I’m overwhelmed by the response to my first blog post here, about some addresses jotted down in a notebook by my great-great-grandmother. Within months, I had been contacted by two descendants of the founder of the town of Holmesville, 90 miles north of Sydney in New South Wales; and by a new third cousin, who still lives near Wigan, in England, where my maternal grandmother originated.
Thanks primarily to this new cousin, we may have pieced together most of the puzzle.

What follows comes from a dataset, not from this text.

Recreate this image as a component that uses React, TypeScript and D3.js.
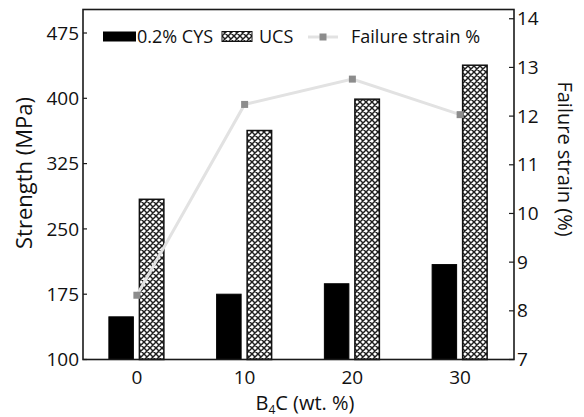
import React from "react";
import * as d3 from "d3";

const categories = ["0", "10", "20", "30"];
const cysValues = [149, 175, 187, 209];
const ucsValues = [284, 363, 399, 438];
const strainValues = [8.32, 12.24, 12.76, 12.03];
const leftTicks = [100, 175, 250, 325, 400, 475];
const rightTicks = [7, 8, 9, 10, 11, 12, 13, 14];
const seriesKeys = ["cys", "ucs"];

const W = 584;
const H = 417;
const L = 83;
const R = 514;
const T = 9.5;
const B = 359.5;
const FONT = "'Open Sans', 'DejaVu Sans', sans-serif";

export default function App() {
  const x = d3.scaleBand<string>().domain(categories).range([L, R]).padding(0);
  const sub = d3.scaleBand<string>().domain(seriesKeys).range([-28, 27]).paddingInner(0.197).paddingOuter(0);
  const yL = d3.scaleLinear().domain([100, 502]).range([B, T]);
  const yR = d3.scaleLinear().domain([7, 14.19]).range([B, T]);
  const cx = (c: string) => (x(c) as number) + x.bandwidth() / 2;

  const line = d3
    .line<number>()
    .x((_, i) => cx(categories[i]))
    .y((d) => yR(d));

  const bw = sub.bandwidth();
  const ms = 7;

  return (
    <svg width={W} height={H} style={{ position: "absolute", left: 0, top: 0, background: "#fff" }} fontFamily={FONT}>
      <defs>
        <pattern id="hatch" patternUnits="userSpaceOnUse" width={6} height={6}>
          <rect width={6} height={6} fill="#fff" />
          <path d="M0,0 L6,6 M6,0 L0,6 M-1,5 L1,7 M5,-1 L7,1 M-1,1 L1,-1 M5,7 L7,5" stroke="#1e1e1e" strokeWidth={1.45} />
        </pattern>
      </defs>

      {/* bars */}
      {categories.map((c, i) => (
        <g key={c}>
          <rect x={cx(c) + (sub("cys") as number)} y={yL(cysValues[i])} width={bw} height={yL(100) - yL(cysValues[i])} fill="#000" stroke="#000" strokeWidth={1} />
          <rect x={cx(c) + (sub("ucs") as number)} y={yL(ucsValues[i])} width={bw} height={yL(100) - yL(ucsValues[i])} fill="url(#hatch)" stroke="#111" strokeWidth={1.5} />
        </g>
      ))}

      {/* strain line */}
      <path d={line(strainValues) || ""} fill="none" stroke="#e2e2e2" strokeWidth={3} />
      {strainValues.map((v, i) => (
        <rect key={i} x={cx(categories[i]) - ms / 2} y={yR(v) - ms / 2} width={ms} height={ms} fill="#8c8c8c" />
      ))}

      {/* frame */}
      <rect x={L} y={T} width={R - L} height={B - T} fill="none" stroke="#1a1a1a" strokeWidth={1.6} />

      {/* left ticks */}
      {leftTicks.map((t) => (
        <g key={"l" + t}>
          <line x1={L} x2={L + 4} y1={yL(t)} y2={yL(t)} stroke="#1a1a1a" strokeWidth={1.2} />
          <text x={L - 4} y={yL(t)} dy="0.35em" textAnchor="end" fontSize={19} fill="#111">
            {t}
          </text>
        </g>
      ))}

      {/* right ticks */}
      {rightTicks.map((t) => (
        <g key={"r" + t}>
          <line x1={R - 5} x2={R} y1={yR(t)} y2={yR(t)} stroke="#1a1a1a" strokeWidth={1.2} />
          <text x={R + 3} y={yR(t)} dy="0.35em" textAnchor="start" fontSize={19} fill="#111">
            {t}
          </text>
        </g>
      ))}

      {/* x labels */}
      {categories.map((c) => (
        <text key={"x" + c} x={cx(c)} y={384} textAnchor="middle" fontSize={19} fill="#111">
          {c}
        </text>
      ))}

      {/* axis titles */}
      <text transform={`translate(32,173) rotate(-90)`} textAnchor="middle" fontSize={22} fill="#111">
        Strength (MPa)
      </text>
      <text transform={`translate(558,159) rotate(90)`} textAnchor="middle" fontSize={20} fill="#111" dy="0">
        Failure strain (%)
      </text>
      <text x={305} y={410} textAnchor="middle" fontSize={20} fill="#111">
        B<tspan fontSize={12} dy={4}>4</tspan>
        <tspan dy={-4}>C (wt. %)</tspan>
      </text>

      {/* legend */}
      <g>
        <rect x={103} y={31.5} width={33} height={10} fill="#000" />
        <text x={137} y={37} dy="0.35em" fontSize={18} fill="#111">0.2% CYS</text>
        <rect x={222} y={31.5} width={30} height={10} fill="url(#hatch)" stroke="#111" strokeWidth={1} />
        <text x={259} y={37} dy="0.35em" fontSize={18} fill="#111">UCS</text>
        <line x1={308} x2={338} y1={37} y2={37} stroke="#e2e2e2" strokeWidth={3} />
        <rect x={323 - ms / 2} y={37 - ms / 2} width={ms} height={ms} fill="#8c8c8c" />
        <text x={351} y={37} dy="0.35em" fontSize={18} fill="#111">Failure strain %</text>
      </g>
    </svg>
  );
}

My g-g-grandmother Ellen Hulme (1820-1866) was one of at least 10 children of William Holme who married Sally / Sarah Hill in 1806. Those ten were:
- Hannah or Ann (1807-1850) * Joseph’s mother – see below
- Margaret (1809- )
- Elizabeth (1812-<1833) )
- James (1815- )
- Samuel (1819- <1827)
- Ellen (1820-1866) *** my g-g-grandmother
- John (1823-1891>) *** emigrated to Australia with Hannah’s son Joseph in 1856 aboard HMS Herald but returned later to England
- Samuel (1827- )
- Sarah (1831- )
- Elizabeth (1833-1848)
Hannah – although she never married – probably had four children:
- Joseph (1831- ) *** emigrated to Australia (HMS ‘Herald’) in 1856 and founded Holmesville
- Levy (1836-1854)
- Charlotte (1839-1851>)
- Mary Ann (1848- ) * emigrated to Australia aboard ‘Scirocco’ in 1863/4
Less than a year after Hannah’s death in 1850, her daughters Charlotte and Mary Ann were listed on the 1851 census as the daughters of Samuel Hill, a 43 year old weaver. In 1841, her son Levy had been recorded with the same Samuel and his parents (alas, relationships aren’t given in the 1841 census). When Joseph arrived in Australia aboard the ‘Herald’ in 1856, he claimed his parents were Samuel and Hannah . Was Samuel his true father? If so, why did he not marry Hannah? Was he, perhaps, a cousin … or even an uncle? Hannah’s mother was Sally/ Sarah Hill: Samuel’s father was James Hill: could they have been brother and sister? But, if so, surely the girls would have been listed on the 1851 census as Samuels nieces, not daughters?
I also found the arrivals of John and Joseph in Australia on the ‘Herald’ in 1856, and Joseph paying the passage of his sister Mary Ann (also recorded in my gg-grandmother’s casting book) when she arrived aboard the ‘Scirocco‘ in 1863 or 1864.
As I said at the end of that first post … isn’t t’internet wonderful?